Incredibly one club, displaying an extraordinary amount of chutzpah, asked Chief Justice Warren to speak at their exclusive fraternity despite failing to offer her admission into their ranks as a member.
Justice Maxwell should be applauded for taking a principled stand and refusing an invitation to speak at an all-male club.
It would be refreshing to see the members of these clubs show similar strength of character and demand change at their tired old institutions.
It’s perfectly okay for clubs to be discerning in determining who they admit, but discriminating against potential members based on their gender, race, religion or sexual preference is not only antediluvian, it’s offensively foolish.

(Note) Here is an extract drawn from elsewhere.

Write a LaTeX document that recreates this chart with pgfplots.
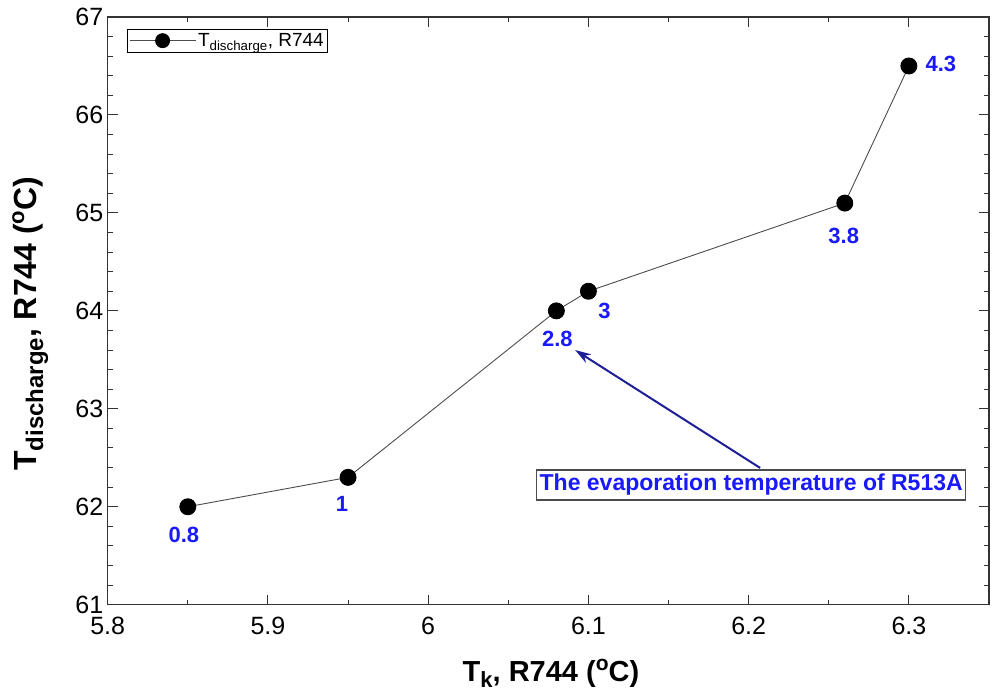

Surely these archaic institutions recognise that they would benefit greatly from having accomplished women join their ageing ranks.
Six years ago a Labor-dominated parliamentary committee failed to bring the exclusive male-only clubs into line and force them to comply with Victoria’s anti-discrimination laws.
The comparison between these men-only societies, and gyms and pools that cater only to women, is one that is often made but it’s a fatuous argument.
It’s clear why some women prefer female-only gyms; they do not want to be leered at by testosterone-filled men.
One wonders what possible objection the old fossils at gentlemen’s clubs have against the presence of women.
Do they expect we’ll disturb their peace by cackling like maddened shrews? Or that the atmosphere will be thick with French perfume?
Surely any learned man worthy of membership to a select club would welcome the presence of equally capable women.
Modernisation need not mean a lowering of standards.
In fact, by doubling the pool of potential members, it will mean a far better class of person will join the erudite ranks of our city’s most exclusive clubs.